Primarily a landscape painter, Berg is a powerful and inventive colourist, a superb pattern-maker and a tireless researcher into ‘natural’ appearances. He is particularly interested in man’s relationship with wildness, and has spent much time investigating the shapes imposed upon nature in parks and gardens. The watercolour show at the RA begins with a wall of long, impressive paintings, Lake District panoramas exploring the endless varieties of green and the less expected pinks in that lush landscape. A group of Kew Gardens drawings shows Berg on especially fine and detailed form, another of the Alhambra in Granada providing a more exotic counterpoint. They whet the appetite for a full retrospective.

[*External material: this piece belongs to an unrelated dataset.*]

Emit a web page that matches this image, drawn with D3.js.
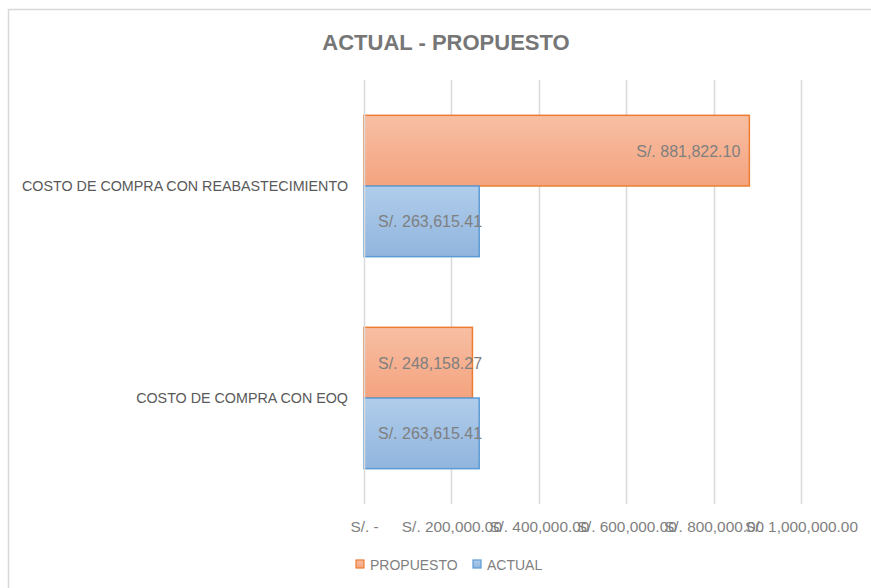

Last chance to see a delightful exhibition at the Ikon in Birmingham (until 25 May), of vignettes by Thomas Bewick. These small wood engravings or ‘tale-pieces’ as he himself called them, were made for books and intended to illustrate ‘some truth or point some moral’. But they are far from platitudinous or hectoring, offering a piquant humour and directness of observation that is as fresh today as it ever was. If, like me, you are unable to get to see the actual exhibition, there is a sumptuous hard-back book accompanying it (£24.95) which reproduces more than 100 examples. It contains three essays, including one by Jenny Uglow, whose brilliant biography of Bewick appeared in 2006 and held me totally enthralled. Thomas Bewick (1753–1828) was a great naturalist but he was also exceptionally observant of his fellow Northumbrians, and couldn’t resist showing their lower natures. This is what Ruskin, otherwise a fervent admirer of Bewick, castigated as the ‘love of ugliness that is in the English soul’. But in giving expression to it, Bewick made the ornamental space-filler of the vignette into a Tyneside soap opera. Remarkable.